Mais qui tranche, en définitive ? Quel pouvoir fixe ce qu’il faut savoir pour être ou pour devenir un éducateur digne de ce nom ? L’expérience des acteurs et les travaux des chercheurs montrent un contrôle social grandissant sur le travail d’éducation, d’enseignement et de formation : les parents de certains enfants sont appelés à suivre des cours de parentalité ; les enseignants sont tenus de se professionnaliser ; leurs formateurs font des doctorats, sous la conduite de professeurs à leur tour évalués par leurs étudiants et encouragés à pratiquer une pédagogie universitaire enseignée par des spécialistes. L’obligation de compétence a une nette tendance à se généraliser.

Mais cette évolution peut d’autre part être contestée, surtout lorsqu’on est moins en situation de contrôleur que de contrôlé, d’évaluateur que d’évalué, bref : quand on est moins le dominant que le dominé.

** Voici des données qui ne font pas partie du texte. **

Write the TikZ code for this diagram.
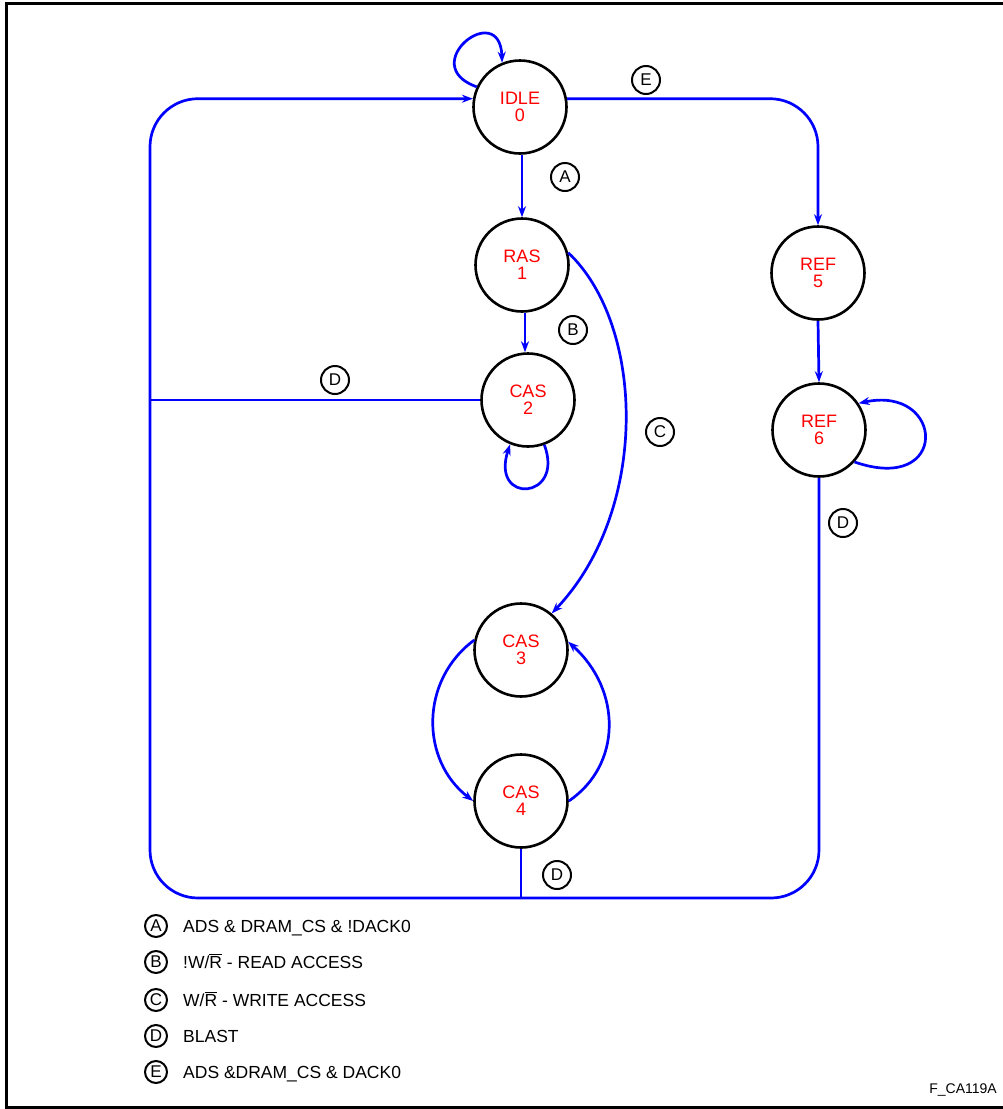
\documentclass[tikz,border=0pt]{standalone}
\usepackage{fontspec}
\setmainfont{Liberation Sans}
\usetikzlibrary{arrows.meta,calc}
\begin{document}
\begin{tikzpicture}[x=1pt,y=-1pt,
 state/.style={circle,draw=black,line width=2.6pt,minimum size=93pt,inner sep=0pt,text=red,align=center,font=\fontsize{18}{17}\selectfont},
 lbl/.style={circle,draw=black,line width=2pt,minimum size=28pt,inner sep=0pt,font=\fontsize{17}{17}\selectfont},
 leg/.style={circle,draw=black,line width=2pt,minimum size=22pt,inner sep=0pt,font=\fontsize{17}{17}\selectfont},
 legtxt/.style={anchor=base west,inner sep=0pt,font=\fontsize{17.5}{17.5}\selectfont},
 wire/.style={draw=blue,line width=2.7pt},
 arr/.style={wire,-{Stealth[length=11pt,width=8pt]}}]
\useasboundingbox (0,0) rectangle (1002,1109);
% frame
\draw[line width=3pt,line cap=rect] (1002,3) -- (6,3) -- (6,1107) -- (1002,1107);
% states
\node[state] (IDLE) at (520,107) {IDLE\\0};
\node[state] (RAS) at (522,265) {RAS\\1};
\node[state] (CAS2) at (528,400) {CAS\\2};
\node[state] (REF5) at (818,273) {REF\\5};
\node[state] (REF6) at (819,430) {REF\\6};
\node[state] (CAS3) at (521,650) {CAS\\3};
\node[state] (CAS4) at (521,801) {CAS\\4};
\coordinate (jl) at (150,398);
\coordinate (jb) at (521,898);
\coordinate (bl) at (150,898);
% connectors
\draw[arr,rounded corners=48pt] (IDLE.10) -| (REF5.north);
\draw[arr] (REF5.south) -- (REF6.north);
\draw[arr,rounded corners=48pt] (REF6.south) |- (bl) |- (IDLE.170);
\draw[wire] (CAS4.south) -- (jb);
\draw[wire] (CAS2.west) -- (CAS2.west -| jl);
\draw[arr] (RAS.north |- IDLE.south) -- (RAS.north);
\draw[arr] ($(RAS.south)+(3,0)$) -- ($(CAS2.north)+(-3,0)$);
\draw[arr] (RAS.15) .. controls (645,325) and (650,510) .. (CAS3.50);
\draw[arr] (CAS3.168) .. controls (420,680) and (420,760) .. (CAS4.180);
\draw[arr] (CAS4.0) .. controls (622,765) and (622,690) .. (CAS3.10);
\draw[arr] (IDLE.155) .. controls (415,65) and (500,-2) .. (IDLE.112);
\draw[arr] (CAS2.-70) .. controls (565,500) and (490,505) .. (CAS2.-112);
\draw[arr] (REF6.-42) .. controls (950,495) and (945,385) .. (REF6.34);
% condition labels
\node[lbl] (lE) at (646,80) {E};
\node[lbl] (lA) at (565,177) {A};
\node[lbl] (lB) at (573,330) {B};
\node[lbl] (lD1) at (335,380) {D};
\node[lbl] (lC) at (660,432) {C};
\node[lbl] (lD2) at (843,523) {D};
\node[lbl] (lD3) at (557,875) {D};
% legend
\node[leg] (gA) at (156,926) {A};
\node[legtxt] (tA) at (183,932) {ADS \& DRAM\_CS \& !DACK0};
\node[leg] (gB) at (156,962) {B};
\node[legtxt] (tB) at (183,968) {!W/$\overline{\hbox{R}}$ - READ ACCESS};
\node[leg] (gC) at (156,1000) {C};
\node[legtxt] (tC) at (183,1006) {W/$\overline{\hbox{R}}$ - WRITE ACCESS};
\node[leg] (gD) at (156,1036) {D};
\node[legtxt] (tD) at (183,1042) {BLAST};
\node[leg] (gE) at (156,1072) {E};
\node[legtxt] (tE) at (183,1078) {ADS \&DRAM\_CS \& DACK0};
\node[anchor=base east,inner sep=0pt,font=\fontsize{14}{14}\selectfont] (fig) at (997,1093) {F\_CA119A};
\end{tikzpicture}
\end{document}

Si les éducateurs doivent de plus en plus souvent suivre eux-mêmes une formation, qui se placera au sommet de la pyramide, pour fixer leurs obligations ? Edgar Morin propose « que les éducateurs s’auto-éduquent [plutôt] eux-mêmes avec l’aide des éduqués ». Dans l’idéal, il faudrait donc que toute formation d’éducateur de tout niveau – celle des parents, des puériculteurs, des enseignants, des entraîneurs sportifs, des moniteurs de camps de vacances, des formateurs en entreprise, des proviseurs ou des recteurs – soit assumée collectivement, entre pairs, qu’elle mobilise le spectre interne des savoirs, des expériences et des qualifications des acteurs, et qu’elle se fasse aider des éduqués (ou de leurs représentants) dans chaque contexte. Un modèle bien convivial et consensuel a priori, mais auquel s’ajoute la plupart du temps l’intervention d’un commanditaire ou d’une hiérarchie, donc d’un pouvoir vertical et contraignant, lui-même soumis (bon gré, mal gré) à la pression d’acteurs sociaux trouvant intérêt à peser sur l’éducation.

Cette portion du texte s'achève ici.